Quoique la littérature sur la IIIe République soit des plus abondantes, citer ne serait-ce qu’un nom de femme philosophe ayant participé à ce moment historique reste malaisé. Outre Simone Weil et Simone de Beauvoir, qui émergent au crépuscule des soixante années de ce cycle républicain et apparaissent tout au plus comme des exceptions historiques et statistiques, l’idée selon laquelle la philosophie française du tournant du XXe siècle aurait été entièrement masculine domine et structure, jusqu’à nos jours, la narration de ce passé

Pourtant, Plutarque défiait déjà quiconque de mesurer la sagesse du penseur à la longueur de son poil… Cette situation n’est pas sans susciter des rébellions, des transgressions, parfois des travestissements – et, ainsi, des évolutions.
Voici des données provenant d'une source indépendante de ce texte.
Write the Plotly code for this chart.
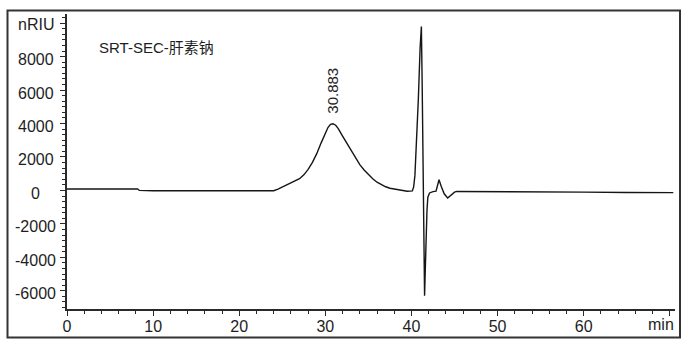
import plotly.graph_objects as go

# --- data (retention time in min, signal in nRIU) ---
time = [0, 4, 8.2, 8.4, 10, 15, 20, 24.0, 24.5, 25, 25.5, 26, 26.5, 27, 27.5, 28, 28.5,
        29, 29.5, 30, 30.3, 30.6, 30.883, 31.2, 31.5, 32, 32.5, 33, 33.5, 34, 34.5,
        35, 35.5, 36, 36.5, 37, 37.5, 38, 38.5, 39, 39.5, 40.1, 40.25, 40.4, 40.55,
        40.8, 41.0, 41.15, 41.25, 41.35, 41.45, 41.52, 41.6, 41.7, 41.8, 41.9, 42.1,
        42.5, 42.85, 43.0, 43.2, 43.45, 43.8, 44.2, 44.6, 45.0, 45.25, 47, 50, 55,
        60, 65, 70.4]
signal = [85, 85, 85, 0, -20, -20, 0, -20, 80, 200, 300, 420, 550, 700, 930, 1260, 1680,
          2200, 2830, 3420, 3760, 3950, 3990, 3900, 3700, 3250, 2820, 2380, 1950, 1540, 1220,
          930, 700, 490, 340, 220, 130, 80, 20, -20, -50, -30, 200, 900, 2500,
          5500, 8500, 9800, 6000, 0, -4500, -6300, -4800, -2500, -1200, -400, -150,
          -70, -40, 250, 640, 250, -200, -450, -250, -100, -60, -60, -80, -90,
          -100, -120, -130]

peak_time = 30.883
peak_value = 3990
peak_label = "30.883"
title_text = "SRT-SEC-肝素钠"
x_unit = "min"

x_tickvals = [0, 10, 20, 30, 40, 50, 60, 70]
x_ticktext = ["0", "10", "20", "30", "40", "50", "60", ""]
y_tickvals = [-6000, -4000, -2000, 0, 2000, 4000, 6000, 8000, 10000]
y_ticktext = ["-6000", "-4000", "-2000", "0", "2000", "4000", "6000", "8000", "nRIU"]

FONT = "Liberation Sans, Arial, Noto Sans CJK SC, sans-serif"
AX = "#2a2a2a"
TXT = "#1e1e1e"
FS = 16

fig = go.Figure()
fig.add_trace(go.Scatter(x=time, y=signal, mode="lines",
                         line=dict(color="#151515", width=1.4),
                         hoverinfo="skip", showlegend=False))

# plot geometry (pixels)
L, R, T, B = 67, 15, 14, 44.5
W = 690 - L - R
H = 354 - T - B

def px_x(p):
    return (p - L) / W

def px_y(p):
    return (354 - B - p) / H

annotations = []
for v, t in zip(y_tickvals, y_ticktext):
    annotations.append(dict(x=px_x(35.5), xref="paper", y=v, yref="y", text=t,
                            showarrow=False, xanchor="center", yanchor="middle",
                            yshift=-1 if t == "nRIU" else -3,
                            font=dict(family=FONT, size=FS, color=TXT)))
annotations.append(dict(x=peak_time, y=peak_value, xref="x", yref="y", text=peak_label,
                        textangle=-90, showarrow=False, xanchor="center", yanchor="bottom",
                        yshift=8, font=dict(family=FONT, size=15, color=TXT)))
annotations.append(dict(x=px_x(97), y=px_y(48), xref="paper", yref="paper", text=title_text,
                        showarrow=False, xanchor="left", yanchor="middle",
                        font=dict(family=FONT, size=15, color=TXT)))
annotations.append(dict(x=px_x(676), y=px_y(325), xref="paper", yref="paper", text=x_unit,
                        showarrow=False, xanchor="right", yanchor="middle",
                        font=dict(family=FONT, size=FS, color=TXT)))

fig.update_layout(
    width=690, height=354,
    margin=dict(l=L, r=R, t=T, b=B, pad=0),
    paper_bgcolor="white", plot_bgcolor="white",
    font=dict(family=FONT, size=FS, color=TXT),
    annotations=annotations,
    shapes=[dict(type="rect", xref="paper", yref="paper",
                 x0=px_x(7.5), x1=px_x(680), y0=px_y(338), y1=px_y(10.5),
                 line=dict(color="#333", width=2), fillcolor="rgba(0,0,0,0)")],
    xaxis=dict(range=[0, 70.6], tickmode="array", tickvals=x_tickvals, ticktext=x_ticktext,
               showgrid=False, zeroline=False, showline=True, linecolor=AX, linewidth=1.5,
               ticks="outside", ticklen=5, tickwidth=1.2, tickcolor=AX,
               ticklabelstandoff=-3,
               tickfont=dict(family=FONT, size=FS, color=TXT),
               minor=dict(tickmode="linear", tick0=0, dtick=2, ticks="outside", ticklen=3,
                          tickwidth=1, tickcolor=AX, showgrid=False)),
    yaxis=dict(range=[-7090, 10550], tickmode="array", tickvals=y_tickvals,
               showticklabels=False,
               showgrid=False, zeroline=False, showline=True, linecolor=AX, linewidth=1.5,
               ticks="outside", ticklen=5, tickwidth=1.2, tickcolor=AX,
               minor=dict(tickmode="linear", tick0=0, dtick=2000 / 6, ticks="outside",
                          ticklen=3, tickwidth=1, tickcolor=AX, showgrid=False)),
)

fig.write_html("out.html")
Mêlant combats individuels et collectifs, « La barbe ne fait pas le philosophe. Les femmes et la philosophie en France (1880-1949) », d'Annabelle Bonnet, CNRS Editions  est une enquête novatrice. Cette histoire de la place des femmes en philosophie révèle un pan de l’histoire des femmes aux XIXe et XXe siècles et fait ressortir une galerie de femmes philosophes qui s’affirment en dépit des obstacles : de Jenny d’Héricourt et Julie Favre jusqu’à Dina Dreyfus et Simone de Beauvoir, en passant par Jeanne Crouzet, Julie Hasdeu, Clémence Royer, Jeanne Baudry, Léontine Zanta, Alice Steriad, Lucy Prenant, Hélène Metzger, Renée Déjean, Yvonne Picard, Simone Weil ou Marguerite Buffard Flavien.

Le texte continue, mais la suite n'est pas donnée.